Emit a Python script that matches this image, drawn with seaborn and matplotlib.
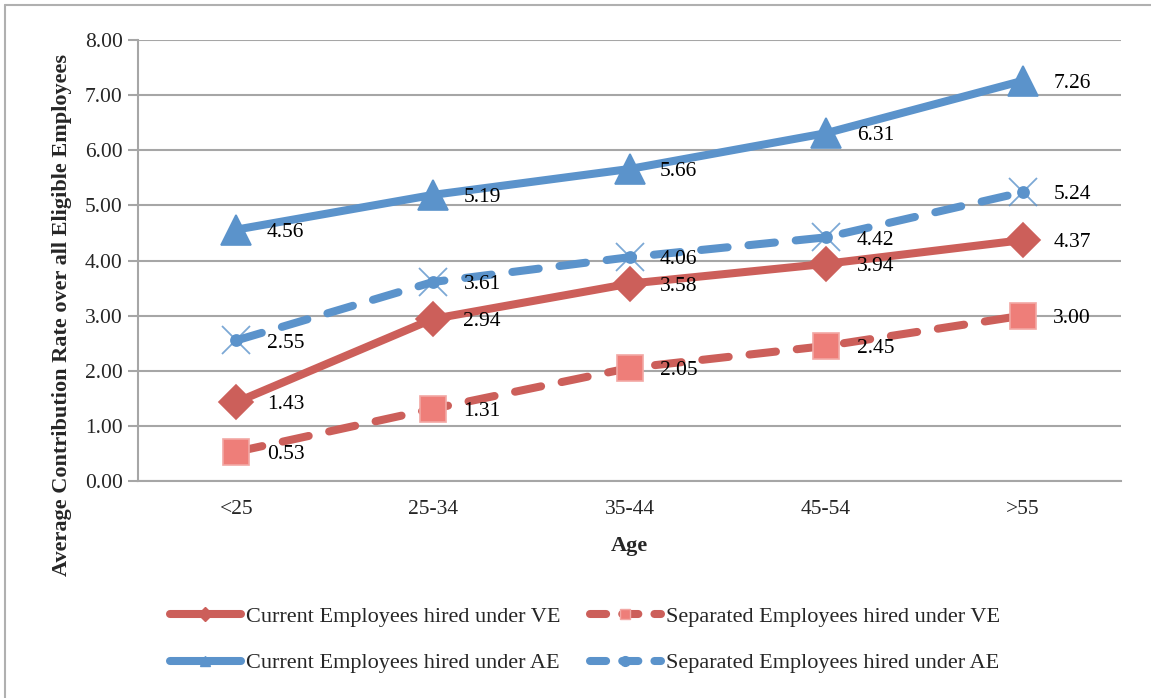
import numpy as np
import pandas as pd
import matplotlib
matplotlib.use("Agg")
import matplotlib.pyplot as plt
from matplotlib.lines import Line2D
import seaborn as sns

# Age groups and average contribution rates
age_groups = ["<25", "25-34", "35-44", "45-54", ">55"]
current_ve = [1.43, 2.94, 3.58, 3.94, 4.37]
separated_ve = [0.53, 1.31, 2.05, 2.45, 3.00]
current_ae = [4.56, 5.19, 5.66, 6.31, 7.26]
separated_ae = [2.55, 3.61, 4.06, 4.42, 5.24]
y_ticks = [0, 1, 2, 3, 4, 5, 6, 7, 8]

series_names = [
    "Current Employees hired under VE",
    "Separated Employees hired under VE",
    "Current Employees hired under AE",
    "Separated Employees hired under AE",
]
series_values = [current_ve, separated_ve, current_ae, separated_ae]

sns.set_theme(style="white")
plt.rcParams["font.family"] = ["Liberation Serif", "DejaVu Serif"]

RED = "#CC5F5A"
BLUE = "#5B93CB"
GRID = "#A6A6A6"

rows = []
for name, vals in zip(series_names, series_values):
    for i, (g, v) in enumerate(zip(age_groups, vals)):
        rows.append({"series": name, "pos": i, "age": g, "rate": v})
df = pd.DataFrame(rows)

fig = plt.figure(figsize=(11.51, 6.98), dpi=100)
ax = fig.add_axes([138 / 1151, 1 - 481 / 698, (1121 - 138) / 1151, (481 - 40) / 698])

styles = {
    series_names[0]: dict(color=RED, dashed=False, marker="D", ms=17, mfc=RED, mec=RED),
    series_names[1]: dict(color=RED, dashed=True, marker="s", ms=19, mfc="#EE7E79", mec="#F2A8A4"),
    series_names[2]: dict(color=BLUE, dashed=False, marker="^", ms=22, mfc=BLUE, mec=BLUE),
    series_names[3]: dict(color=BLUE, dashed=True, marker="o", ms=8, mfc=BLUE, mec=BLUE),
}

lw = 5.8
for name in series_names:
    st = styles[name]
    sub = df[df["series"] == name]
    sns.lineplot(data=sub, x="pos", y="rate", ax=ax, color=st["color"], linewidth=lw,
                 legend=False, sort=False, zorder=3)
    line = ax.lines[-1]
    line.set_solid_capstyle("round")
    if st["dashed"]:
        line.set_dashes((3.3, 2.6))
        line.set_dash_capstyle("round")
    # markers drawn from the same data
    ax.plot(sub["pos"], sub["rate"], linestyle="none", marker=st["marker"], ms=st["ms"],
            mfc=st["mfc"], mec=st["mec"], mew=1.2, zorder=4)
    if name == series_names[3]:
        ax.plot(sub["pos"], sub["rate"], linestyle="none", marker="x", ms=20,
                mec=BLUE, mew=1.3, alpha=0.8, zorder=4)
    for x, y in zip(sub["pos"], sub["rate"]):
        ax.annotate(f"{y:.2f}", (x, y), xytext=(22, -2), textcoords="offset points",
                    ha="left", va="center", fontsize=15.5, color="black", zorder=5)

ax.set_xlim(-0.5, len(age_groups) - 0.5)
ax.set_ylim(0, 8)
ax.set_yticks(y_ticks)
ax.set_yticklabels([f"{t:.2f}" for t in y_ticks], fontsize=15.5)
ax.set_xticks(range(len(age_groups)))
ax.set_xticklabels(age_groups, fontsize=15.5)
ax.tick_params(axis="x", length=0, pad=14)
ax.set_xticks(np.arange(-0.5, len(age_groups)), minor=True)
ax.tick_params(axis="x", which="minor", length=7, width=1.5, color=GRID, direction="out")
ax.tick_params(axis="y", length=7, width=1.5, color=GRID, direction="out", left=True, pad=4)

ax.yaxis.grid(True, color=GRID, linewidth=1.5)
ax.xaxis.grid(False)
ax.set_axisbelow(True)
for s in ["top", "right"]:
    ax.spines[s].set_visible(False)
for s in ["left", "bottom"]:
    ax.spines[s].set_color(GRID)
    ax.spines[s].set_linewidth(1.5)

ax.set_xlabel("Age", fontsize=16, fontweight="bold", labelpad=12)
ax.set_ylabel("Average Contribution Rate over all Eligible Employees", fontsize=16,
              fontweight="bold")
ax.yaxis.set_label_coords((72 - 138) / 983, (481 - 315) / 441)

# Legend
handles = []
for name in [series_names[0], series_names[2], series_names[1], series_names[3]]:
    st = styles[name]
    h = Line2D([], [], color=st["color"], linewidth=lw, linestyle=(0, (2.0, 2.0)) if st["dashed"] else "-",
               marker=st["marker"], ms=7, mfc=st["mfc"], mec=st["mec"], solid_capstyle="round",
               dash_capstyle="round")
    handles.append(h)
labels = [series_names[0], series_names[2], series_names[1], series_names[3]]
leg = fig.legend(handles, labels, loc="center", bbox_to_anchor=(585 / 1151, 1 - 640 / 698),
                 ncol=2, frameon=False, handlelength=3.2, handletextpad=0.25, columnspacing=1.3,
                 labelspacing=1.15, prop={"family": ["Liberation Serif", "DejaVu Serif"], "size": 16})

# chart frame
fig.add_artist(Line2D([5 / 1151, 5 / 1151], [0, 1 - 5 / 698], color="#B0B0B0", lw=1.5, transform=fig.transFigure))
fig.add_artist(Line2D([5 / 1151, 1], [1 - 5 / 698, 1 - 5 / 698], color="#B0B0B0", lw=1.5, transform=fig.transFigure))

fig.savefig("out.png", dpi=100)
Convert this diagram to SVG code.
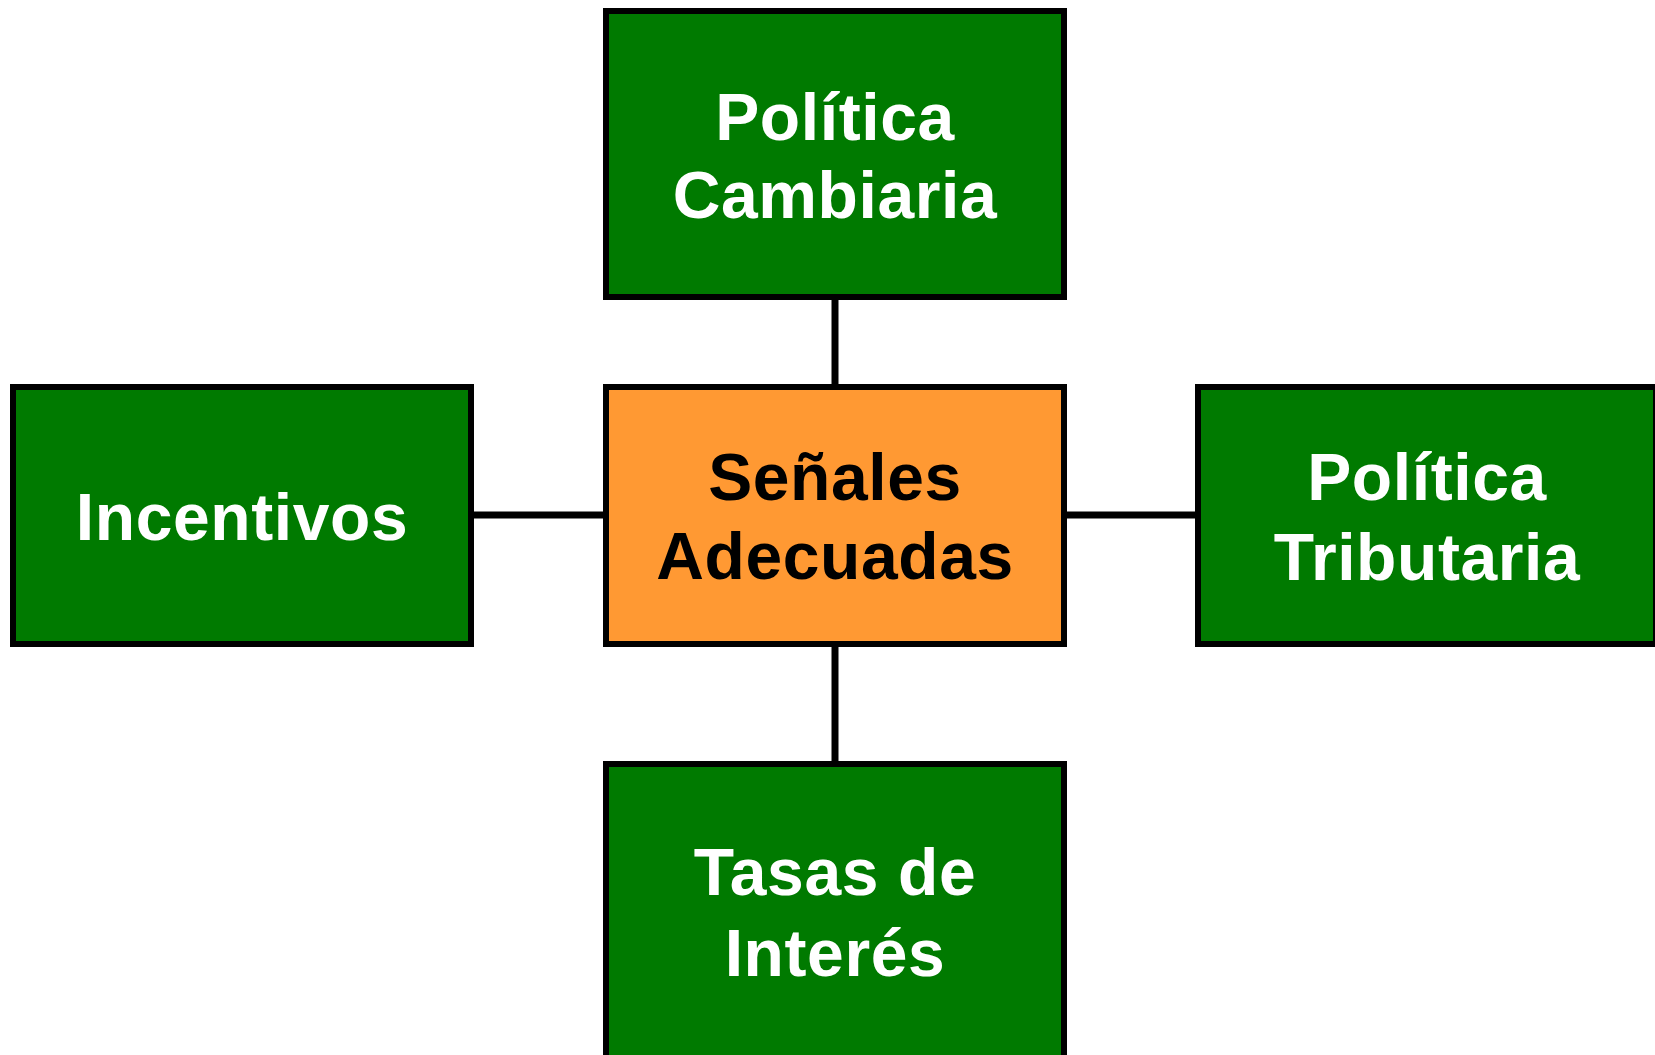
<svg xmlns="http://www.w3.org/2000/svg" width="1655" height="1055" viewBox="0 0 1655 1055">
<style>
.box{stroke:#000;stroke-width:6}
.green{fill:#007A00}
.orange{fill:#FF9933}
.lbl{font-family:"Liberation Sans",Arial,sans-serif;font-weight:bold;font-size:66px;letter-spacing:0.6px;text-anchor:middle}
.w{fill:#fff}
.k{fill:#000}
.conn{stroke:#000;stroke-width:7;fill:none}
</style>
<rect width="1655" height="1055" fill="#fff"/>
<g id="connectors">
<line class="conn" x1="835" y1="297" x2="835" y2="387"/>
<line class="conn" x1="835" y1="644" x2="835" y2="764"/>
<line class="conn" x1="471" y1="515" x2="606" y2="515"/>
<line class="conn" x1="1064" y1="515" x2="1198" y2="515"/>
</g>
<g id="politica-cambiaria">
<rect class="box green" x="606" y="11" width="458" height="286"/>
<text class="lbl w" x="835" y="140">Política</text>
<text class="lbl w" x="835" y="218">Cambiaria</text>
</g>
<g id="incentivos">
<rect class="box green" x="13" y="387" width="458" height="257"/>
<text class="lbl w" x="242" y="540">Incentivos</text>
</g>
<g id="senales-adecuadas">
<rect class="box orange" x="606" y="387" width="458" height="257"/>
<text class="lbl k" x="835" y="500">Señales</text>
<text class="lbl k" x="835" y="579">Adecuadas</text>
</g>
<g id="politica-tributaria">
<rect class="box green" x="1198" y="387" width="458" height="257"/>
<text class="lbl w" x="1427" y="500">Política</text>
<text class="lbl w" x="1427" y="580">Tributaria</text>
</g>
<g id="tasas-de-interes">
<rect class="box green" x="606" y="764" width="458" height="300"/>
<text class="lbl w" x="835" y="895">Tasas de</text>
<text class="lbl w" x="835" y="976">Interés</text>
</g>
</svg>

* * * * * * * * *

■ **Given instruction**
Copy out all the entries exactly. Images stay out of the copy.

■ **Correct answer**
Emit a Python script that matches this image, drawn with seaborn and matplotlib.
import numpy as np
import pandas as pd
import matplotlib
matplotlib.use("Agg")
import matplotlib.pyplot as plt
from matplotlib.lines import Line2D
import seaborn as sns

# Age groups and average contribution rates
age_groups = ["<25", "25-34", "35-44", "45-54", ">55"]
current_ve = [1.43, 2.94, 3.58, 3.94, 4.37]
separated_ve = [0.53, 1.31, 2.05, 2.45, 3.00]
current_ae = [4.56, 5.19, 5.66, 6.31, 7.26]
separated_ae = [2.55, 3.61, 4.06, 4.42, 5.24]
y_ticks = [0, 1, 2, 3, 4, 5, 6, 7, 8]

series_names = [
    "Current Employees hired under VE",
    "Separated Employees hired under VE",
    "Current Employees hired under AE",
    "Separated Employees hired under AE",
]
series_values = [current_ve, separated_ve, current_ae, separated_ae]

sns.set_theme(style="white")
plt.rcParams["font.family"] = ["Liberation Serif", "DejaVu Serif"]

RED = "#CC5F5A"
BLUE = "#5B93CB"
GRID = "#A6A6A6"

rows = []
for name, vals in zip(series_names, series_values):
    for i, (g, v) in enumerate(zip(age_groups, vals)):
        rows.append({"series": name, "pos": i, "age": g, "rate": v})
df = pd.DataFrame(rows)

fig = plt.figure(figsize=(11.51, 6.98), dpi=100)
ax = fig.add_axes([138 / 1151, 1 - 481 / 698, (1121 - 138) / 1151, (481 - 40) / 698])

styles = {
    series_names[0]: dict(color=RED, dashed=False, marker="D", ms=17, mfc=RED, mec=RED),
    series_names[1]: dict(color=RED, dashed=True, marker="s", ms=19, mfc="#EE7E79", mec="#F2A8A4"),
    series_names[2]: dict(color=BLUE, dashed=False, marker="^", ms=22, mfc=BLUE, mec=BLUE),
    series_names[3]: dict(color=BLUE, dashed=True, marker="o", ms=8, mfc=BLUE, mec=BLUE),
}

lw = 5.8
for name in series_names:
    st = styles[name]
    sub = df[df["series"] == name]
    sns.lineplot(data=sub, x="pos", y="rate", ax=ax, color=st["color"], linewidth=lw,
                 legend=False, sort=False, zorder=3)
    line = ax.lines[-1]
    line.set_solid_capstyle("round")
    if st["dashed"]:
        line.set_dashes((3.3, 2.6))
        line.set_dash_capstyle("round")
    # markers drawn from the same data
    ax.plot(sub["pos"], sub["rate"], linestyle="none", marker=st["marker"], ms=st["ms"],
            mfc=st["mfc"], mec=st["mec"], mew=1.2, zorder=4)
    if name == series_names[3]:
        ax.plot(sub["pos"], sub["rate"], linestyle="none", marker="x", ms=20,
                mec=BLUE, mew=1.3, alpha=0.8, zorder=4)
    for x, y in zip(sub["pos"], sub["rate"]):
        ax.annotate(f"{y:.2f}", (x, y), xytext=(22, -2), textcoords="offset points",
                    ha="left", va="center", fontsize=15.5, color="black", zorder=5)

ax.set_xlim(-0.5, len(age_groups) - 0.5)
ax.set_ylim(0, 8)
ax.set_yticks(y_ticks)
ax.set_yticklabels([f"{t:.2f}" for t in y_ticks], fontsize=15.5)
ax.set_xticks(range(len(age_groups)))
ax.set_xticklabels(age_groups, fontsize=15.5)
ax.tick_params(axis="x", length=0, pad=14)
ax.set_xticks(np.arange(-0.5, len(age_groups)), minor=True)
ax.tick_params(axis="x", which="minor", length=7, width=1.5, color=GRID, direction="out")
ax.tick_params(axis="y", length=7, width=1.5, color=GRID, direction="out", left=True, pad=4)

ax.yaxis.grid(True, color=GRID, linewidth=1.5)
ax.xaxis.grid(False)
ax.set_axisbelow(True)
for s in ["top", "right"]:
    ax.spines[s].set_visible(False)
for s in ["left", "bottom"]:
    ax.spines[s].set_color(GRID)
    ax.spines[s].set_linewidth(1.5)

ax.set_xlabel("Age", fontsize=16, fontweight="bold", labelpad=12)
ax.set_ylabel("Average Contribution Rate over all Eligible Employees", fontsize=16,
              fontweight="bold")
ax.yaxis.set_label_coords((72 - 138) / 983, (481 - 315) / 441)

# Legend
handles = []
for name in [series_names[0], series_names[2], series_names[1], series_names[3]]:
    st = styles[name]
    h = Line2D([], [], color=st["color"], linewidth=lw, linestyle=(0, (2.0, 2.0)) if st["dashed"] else "-",
               marker=st["marker"], ms=7, mfc=st["mfc"], mec=st["mec"], solid_capstyle="round",
               dash_capstyle="round")
    handles.append(h)
labels = [series_names[0], series_names[2], series_names[1], series_names[3]]
leg = fig.legend(handles, labels, loc="center", bbox_to_anchor=(585 / 1151, 1 - 640 / 698),
                 ncol=2, frameon=False, handlelength=3.2, handletextpad=0.25, columnspacing=1.3,
                 labelspacing=1.15, prop={"family": ["Liberation Serif", "DejaVu Serif"], "size": 16})

# chart frame
fig.add_artist(Line2D([5 / 1151, 5 / 1151], [0, 1 - 5 / 698], color="#B0B0B0", lw=1.5, transform=fig.transFigure))
fig.add_artist(Line2D([5 / 1151, 1], [1 - 5 / 698, 1 - 5 / 698], color="#B0B0B0", lw=1.5, transform=fig.transFigure))

fig.savefig("out.png", dpi=100)
Convert this diagram to SVG code.
<svg xmlns="http://www.w3.org/2000/svg" width="1655" height="1055" viewBox="0 0 1655 1055">
<style>
.box{stroke:#000;stroke-width:6}
.green{fill:#007A00}
.orange{fill:#FF9933}
.lbl{font-family:"Liberation Sans",Arial,sans-serif;font-weight:bold;font-size:66px;letter-spacing:0.6px;text-anchor:middle}
.w{fill:#fff}
.k{fill:#000}
.conn{stroke:#000;stroke-width:7;fill:none}
</style>
<rect width="1655" height="1055" fill="#fff"/>
<g id="connectors">
<line class="conn" x1="835" y1="297" x2="835" y2="387"/>
<line class="conn" x1="835" y1="644" x2="835" y2="764"/>
<line class="conn" x1="471" y1="515" x2="606" y2="515"/>
<line class="conn" x1="1064" y1="515" x2="1198" y2="515"/>
</g>
<g id="politica-cambiaria">
<rect class="box green" x="606" y="11" width="458" height="286"/>
<text class="lbl w" x="835" y="140">Política</text>
<text class="lbl w" x="835" y="218">Cambiaria</text>
</g>
<g id="incentivos">
<rect class="box green" x="13" y="387" width="458" height="257"/>
<text class="lbl w" x="242" y="540">Incentivos</text>
</g>
<g id="senales-adecuadas">
<rect class="box orange" x="606" y="387" width="458" height="257"/>
<text class="lbl k" x="835" y="500">Señales</text>
<text class="lbl k" x="835" y="579">Adecuadas</text>
</g>
<g id="politica-tributaria">
<rect class="box green" x="1198" y="387" width="458" height="257"/>
<text class="lbl w" x="1427" y="500">Política</text>
<text class="lbl w" x="1427" y="580">Tributaria</text>
</g>
<g id="tasas-de-interes">
<rect class="box green" x="606" y="764" width="458" height="300"/>
<text class="lbl w" x="835" y="895">Tasas de</text>
<text class="lbl w" x="835" y="976">Interés</text>
</g>
</svg>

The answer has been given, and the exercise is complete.